Located in your neck, the thyroid is a gland that produces hormones important throughout your body. Hormones act as messengers, moving around the body in the bloodstream. Your thyroid produces multiple hormones with different functions, collectively called thyroid hormones. Thyroid hormones affect many bodily functions, such as metabolism and how you grow, especially as a child.
When your thyroid causes problems, there are different ways your primary care physician or endocrinologist will test your thyroid function and diagnose. Drawing blood is helpful because it allows your physician to test for specific hormones in your blood, such as T3 and T4 (thyroxine), thyroglobulins, thyroid stimulating hormone and more.
Other methods of diagnosing a thyroid condition include a physical exam by your physician, a thyroid scan, thyroid biopsy, thyroid needle aspiration or other imaging tests.
Common disorders include:
Goiter is any swelling or enlarging of the thyroid gland. It can be temporary or permanent, and can be brought on by a number of reasons. You could even develop a goiter if your diet consists of a large amount of goiter promoting foods such as spinach, soybeans or rutabagas.
Although goiter may go away on its own, it can also be treated with medications intended to fix any imbalance of thyroid hormone.
Inflammation of the thyroid gland, thyroiditis could be caused by a variety of underlying conditions. Symptoms may or may not occur, and can vary depending on how swollen your thyroid gland is, as well as which underlying condition(s) are causing your thyroiditis.

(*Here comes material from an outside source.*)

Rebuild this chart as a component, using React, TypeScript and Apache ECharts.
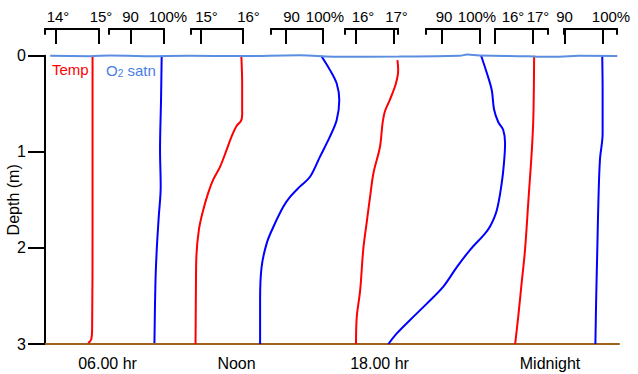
import React, { useEffect, useRef } from 'react';
import * as echarts from 'echarts';

// ---------- data ----------
const depthTicks = [0, 1, 2, 3];
const timeLabels = ['06.00 hr', 'Noon', '18.00 hr', 'Midnight'];
const profileNames = ['Temp', 'O2 satn'];

// scale ticks of each little bracket (temperature °C or O2 saturation %)
const bracketValues = [[14, 15], [90, 100], [15, 16], [90, 100], [16, 17], [90, 100], [16, 17], [90, 100]];
const bracketLabels = [
  ['14°', '15°'], ['90', '100%'], ['15°', '16°'], ['90', '100%'],
  ['16°', '17°'], ['90', '100%'], ['16°', '17°'], ['90', '100%'],
];

// [value, depth (m)]
const temp0600 = [[14.85, 0.0], [14.85, 1.0], [14.85, 1.7], [14.84, 2.85], [14.82, 2.95], [14.75, 2.99]];
const o2_0600 = [[99.3, 0.0], [99.1, 0.46], [98.8, 0.98], [99.0, 1.36], [98.4, 1.68], [97.8, 2.02], [97.4, 2.37], [97.1, 2.99]];
const tempNoon = [
  [15.96, 0.0], [15.98, 0.29], [15.98, 0.62], [15.95, 0.68], [15.85, 0.73], [15.73, 0.84], [15.61, 0.98],
  [15.45, 1.16], [15.29, 1.29], [15.17, 1.43], [15.05, 1.61], [14.95, 1.81], [14.89, 2.09], [14.88, 2.37], [14.87, 3.0],
];
const o2Noon = [
  [99.5, 0.0], [101.9, 0.15], [103.7, 0.29], [104.4, 0.46], [103.7, 0.67], [101.9, 0.84], [99.2, 1.05],
  [96.5, 1.26], [93.8, 1.36], [91.1, 1.47], [89.3, 1.57], [86.6, 1.78], [84.8, 1.95], [83.4, 2.2], [83.0, 2.54], [83.0, 3.0],
];
const temp1800 = [
  [17.09, 0.045], [17.11, 0.15], [17.05, 0.29], [16.89, 0.46], [16.76, 0.58], [16.7, 0.7], [16.63, 0.95],
  [16.46, 1.22], [16.37, 1.47], [16.28, 1.74], [16.19, 2.02], [16.11, 2.44], [16.02, 2.72], [16.0, 3.0],
];
const o2_1800 = [
  [100.3, 0.0], [101.8, 0.18], [103.1, 0.36], [103.7, 0.56], [104.8, 0.69], [106.1, 0.77], [106.6, 0.91],
  [106.3, 1.12], [105.7, 1.33], [104.4, 1.61], [102.6, 1.78], [100.9, 1.87], [97.4, 2.02], [93.9, 2.2],
  [90.4, 2.4], [86.0, 2.58], [81.6, 2.75], [78.1, 2.89], [75.9, 3.0],
];
const tempMidnight = [[17.03, 0.0], [17.01, 0.63], [16.97, 0.98], [16.88, 1.5], [16.79, 2.02], [16.7, 2.37], [16.61, 2.72], [16.53, 3.0]];
const o2Midnight = [[99.8, 0.0], [99.9, 0.36], [99.9, 0.81], [99.2, 1.08], [98.8, 1.5], [98.5, 2.02], [98.2, 2.54], [98.0, 3.0]];

const profiles = [temp0600, o2_0600, tempNoon, o2Noon, temp1800, o2_1800, tempMidnight, o2Midnight];

// water surface: [% across the plot, depth]
const surfaceLine = [
  [0.9, 0.0], [7.8, 0.005], [11.3, -0.003], [17.4, 0.006], [25.2, 0.0], [33.9, 0.004], [44.3, -0.004],
  [50.4, 0.01], [61.7, 0.008], [72.2, 0.0], [73.6, -0.012], [75.7, -0.003], [84.3, 0.006], [86.1, 0.012],
  [89.6, 0.01], [93.0, 0.0], [99.7, 0.003],
];

// ---------- layout / style ----------
const FONT = '"Liberation Sans", Arial, sans-serif';
const PLOT_L = 45;
const PLOT_R = 619;
const PLOT_T = 55.7;
const PLOT_B = 344;
const W = 638;
const H = 374;
const bracketTickPx = [[56, 99], [131, 164], [201, 243], [286, 323], [356, 394], [442, 480], [495, 533], [565, 603]];
const bracketLabelPx = [[58, 101], [130.5, 168], [206.5, 248.5], [291.5, 325], [363, 396.5], [444, 477], [513, 538], [564.5, 611]];
const bracketEdgePx = [[45, 99], [109, 164], [191, 243], [271, 323], [345, 398], [426, 480], [495, 548], [564, 617]];
const BRACKET_TOP = 29;
const LABEL_MARGIN = 32; // from plot top to bottom of the bracket labels
const timeLabelX = [107.5, 236.5, 379.5, 550];
const TEMP_COLOR = '#ff0000';
const O2_COLOR = '#0000ff';
const O2_TEXT_COLOR = '#4a7ee6';
const SURFACE_COLOR = '#5b8ee0';
const BOTTOM_COLOR = '#a0601e';

function pxToVal(i: number, px: number) {
  const [v1, v2] = bracketValues[i];
  const [p1, p2] = bracketTickPx[i];
  return v1 + ((px - p1) * (v2 - v1)) / (p2 - p1);
}

function buildOption() {
  const grid: any[] = [];
  const xAxis: any[] = [];
  const yAxis: any[] = [];
  const series: any[] = [];
  const plotGrid = {
    left: PLOT_L,
    top: PLOT_T,
    width: PLOT_R - PLOT_L,
    height: PLOT_B - PLOT_T,
    containLabel: false,
    outerBoundsMode: 'none',
  };

  // frame grid 0
  grid.push({ ...plotGrid });
  xAxis.push({
    gridIndex: 0, type: 'value', position: 'bottom', min: 0, max: 100,
    axisLine: { show: true, onZero: false, lineStyle: { color: BOTTOM_COLOR, width: 2 } },
    axisTick: { show: false }, axisLabel: { show: false }, splitLine: { show: false },
  });
  yAxis.push({
    gridIndex: 0, type: 'value', inverse: true, min: depthTicks[0], max: depthTicks[depthTicks.length - 1], interval: 1,
    axisLine: { show: true, onZero: false, lineStyle: { color: '#000', width: 2 } },
    axisTick: { show: true, length: 17, lineStyle: { color: '#000', width: 2 } },
    axisLabel: { show: true, fontSize: 16, color: '#000', fontFamily: FONT, margin: 19 },
    splitLine: { show: false },
    name: 'Depth (m)', nameLocation: 'middle', nameRotate: 90, nameGap: 24, nameMoveOverlap: false,
    nameTextStyle: { fontSize: 16, color: '#000', fontFamily: FONT },
  });
  series.push({
    name: 'surface', type: 'line', xAxisIndex: 0, yAxisIndex: 0, data: surfaceLine,
    smooth: true, showSymbol: false, clip: false, silent: true, z: 5,
    lineStyle: { color: SURFACE_COLOR, width: 2 },
  });

  // data grids 1..8 (their top axes carry the bracket labels)
  profiles.forEach((data, i) => {
    const g = grid.length;
    grid.push({ ...plotGrid });
    const labels = bracketLabels[i];
    const labelVals = bracketLabelPx[i].map((p) => pxToVal(i, p));
    xAxis.push({
      gridIndex: g, type: 'value', position: 'top',
      min: pxToVal(i, PLOT_L), max: pxToVal(i, PLOT_R),
      axisLine: { show: false, onZero: false },
      axisTick: { show: false },
      axisLabel: {
        show: true, customValues: labelVals, margin: LABEL_MARGIN, fontSize: 15, color: '#000', fontFamily: FONT,
        showMinLabel: true, showMaxLabel: true, hideOverlap: false,
        formatter: (v: number) => {
          const k = labelVals.findIndex((t) => Math.abs(t - v) < 1e-6);
          return k >= 0 ? labels[k] : '';
        },
      },
      splitLine: { show: false },
    });
    yAxis.push({
      gridIndex: g, type: 'value', show: false, inverse: true, min: 0, max: 3,
      axisLine: { onZero: false }, splitLine: { show: false },
    });
    const isTemp = i % 2 === 0;
    series.push({
      name: `${profileNames[i % 2]} ${timeLabels[Math.floor(i / 2)]}`,
      type: 'line', xAxisIndex: g, yAxisIndex: g, data,
      smooth: 0.35, showSymbol: false, clip: false, z: 3,
      lineStyle: { color: isTemp ? TEMP_COLOR : O2_COLOR, width: 2 },
    });
  });

  // bracket grids: top line with long ticks, short stubs at both ends (left/right y axes)
  bracketValues.forEach((vals, i) => {
    const g = grid.length;
    const [l, r] = bracketEdgePx[i];
    grid.push({ left: l, width: r - l, top: BRACKET_TOP, height: 5, containLabel: false, outerBoundsMode: 'none' });
    xAxis.push({
      gridIndex: g, type: 'value', position: 'top', min: pxToVal(i, l), max: pxToVal(i, r),
      axisLine: { show: true, onZero: false, lineStyle: { color: '#000', width: 2 } },
      axisTick: { show: true, inside: true, length: 15, customValues: vals, lineStyle: { color: '#000', width: 2 } },
      axisLabel: { show: false },
      splitLine: { show: false },
    });
    ['left', 'right'].forEach((pos) => {
      yAxis.push({
        gridIndex: g, type: 'value', position: pos, min: 0, max: 1,
        axisLine: { show: true, onZero: false, lineStyle: { color: '#000', width: 2 } },
        axisTick: { show: false }, axisLabel: { show: false }, splitLine: { show: false },
      });
    });
  });

  const graphic: any[] = [
    {
      type: 'text', x: 52, y: 69,
      style: { text: profileNames[0], fill: TEMP_COLOR, fontSize: 15, fontFamily: FONT, verticalAlign: 'middle' },
    },
    {
      type: 'text', x: 106, y: 69,
      style: {
        text: '{a|O}{b|2}{a| satn}', verticalAlign: 'middle', fill: O2_TEXT_COLOR, fontFamily: FONT,
        rich: {
          a: { fontSize: 15, fontFamily: FONT, fill: O2_TEXT_COLOR, lineHeight: 18, verticalAlign: 'bottom' },
          b: { fontSize: 10, fontFamily: FONT, fill: O2_TEXT_COLOR, lineHeight: 10, verticalAlign: 'bottom' },
        },
      },
    },
    ...timeLabels.map((t, i) => ({
      type: 'text', x: timeLabelX[i], y: 363.5,
      style: { text: t, fill: '#000', fontSize: 16, fontFamily: FONT, align: 'center', verticalAlign: 'middle' },
    })),
  ];

  return {
    animation: false,
    backgroundColor: '#ffffff',
    textStyle: { fontFamily: FONT },
    grid, xAxis, yAxis, series, graphic,
  };
}

export default function App() {
  const ref = useRef<HTMLDivElement>(null);
  useEffect(() => {
    if (!ref.current) return;
    const chart = echarts.init(ref.current, undefined, { renderer: 'svg' });
    chart.setOption(buildOption() as any);
    return () => chart.dispose();
  }, []);
  return (
    <div
      ref={ref}
      style={{ position: 'absolute', left: 0, top: 0, width: W, height: H, background: '#fff' }}
    />
  );
}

Treatment will vary depending on the exact cause of your thyroiditis, though commonly include medication designed to treat any imbalance of hormones.
An overproduction of thyroid hormone, hyperthyroidism speeds up your body’s processes.
Hyperthyroidism is easily managed with anti-thyroid medication that regulates the production of thyroid hormone. Other treatments include radiation therapy and the use of beta blockers to treat symptoms.
Similar to hyperthyroidism, hyperparathyroidism is an overproduction of the parathyroid hormone. There are two types of hyperparathyroidism. Primary hyperparathyroidism is an enlarged parathyroid gland that stimulates overproduction. Secondary hyperparathyroidism is caused when other health issues reduce the amount of calcium in the body, causing an increase of parathyroid hormone levels.
Surgery is the most common treatment. Your physician may suggest no treatment depending on hormone levels.
A very common condition, hypothyroidism is an underproduction of the thyroid hormone.
Hypothyroidism is easily treatable with thyroid hormone replacement therapy.
Also known as Basedow’s disease, Graves disease causes the entire thyroid gland to become enlarged. It is an immune disorder that causes an overproduction of hormones. It is much more common in women.
Medication can be prescribed by your physician to fix the hormone imbalance. Radiation therapy and surgery are also options.
Nodules are lumps in the thyroid. Most thyroid nodules do not cause any symptoms and are benign (noncancerous) in nature.
Unless your nodule(s) are impacting your quality of life, your physician will likely recommend no treatment. In the case of large or cancerous nodules, treatment is often surgery or other targeted therapies.
This type of cancer is easy to treat, but often shows no symptoms until tumors grow to a large size.
Thyroid cancer is easily treated through surgery, hormone therapy or radiation therapy. Your physician may also recommend chemotherapy.